[BEGIN]

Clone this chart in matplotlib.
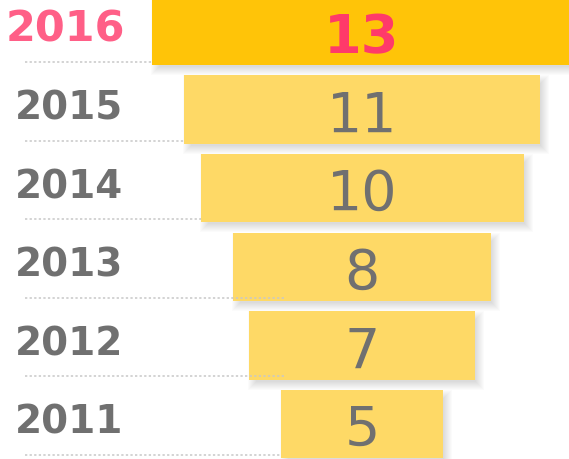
import matplotlib
matplotlib.use("Agg")
import matplotlib.pyplot as plt
from matplotlib.patches import Rectangle

# data
years = ["2016", "2015", "2014", "2013", "2012", "2011"]
values = [13, 11, 10, 8, 7, 5]

# styling
gold = "#FFC408"
light = "#FED966"
pink_year = "#FF5F87"
pink_val = "#FF3A6A"
grey = "#707070"

# pixel scale of the layout (px per unit)
PX = 32.3
PY = 78.6

fig = plt.figure(figsize=(5.69, 4.59), dpi=100)
ax = fig.add_axes([0, 0, 1, 1])
ax.set_xlim(-362 / PX, 207 / PX)
ax.set_ylim(428 / PY, -31 / PY)
ax.axis("off")

rows = list(range(len(years)))
h = 0.87
lefts = [-v / 2 for v in values]
colors = [gold] + [light] * (len(values) - 1)

# soft drop shadow, offset down-right
for y, l, v in zip(rows, lefts, values):
    for k in range(9):
        g = k - 3
        ax.add_patch(Rectangle((l + (4 - g) / PX, y - h / 2 + (5 - g) / PY),
                               v + 2 * g / PX, h + 2 * g / PY,
                               color="#000000", alpha=0.016, lw=0, zorder=1))

ax.barh(rows, values, left=lefts, height=h, color=colors, zorder=2)

# dotted guide lines under the year labels (the 2013/2012 ones sit on top)
line_z = [0.5, 0.5, 0.5, 3, 3, 0.5]
for y, z in zip(rows, line_z):
    ax.plot([-337 / PX, -78 / PX], [y + 31 / PY] * 2, ls=(0, (1.5, 1.5)),
            color="#C8C8C8", lw=1.1, zorder=z)

for y, yr, v in zip(rows, years, values):
    top = y == 0
    ax.text((-297 if top else -293) / PX, y - 1 / PY, yr, ha="center", va="center",
            fontsize=31 if top else 28, fontweight="bold",
            color=pink_year if top else grey, zorder=4)
    ax.text(0, y + 7 / PY, str(v), ha="center", va="center",
            fontsize=39 if top else 40, fontweight="bold" if top else "normal",
            color=pink_val if top else grey, zorder=4)

fig.savefig("out.png", dpi=100)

[END]

WORK INSTRUCTIONS |
Gather up every line from the listing above in which the word "matplotlib" occurs.

TASK ANSWER |
Clone this chart in matplotlib.
import matplotlib
matplotlib.use("Agg")
import matplotlib.pyplot as plt
from matplotlib.patches import Rectangle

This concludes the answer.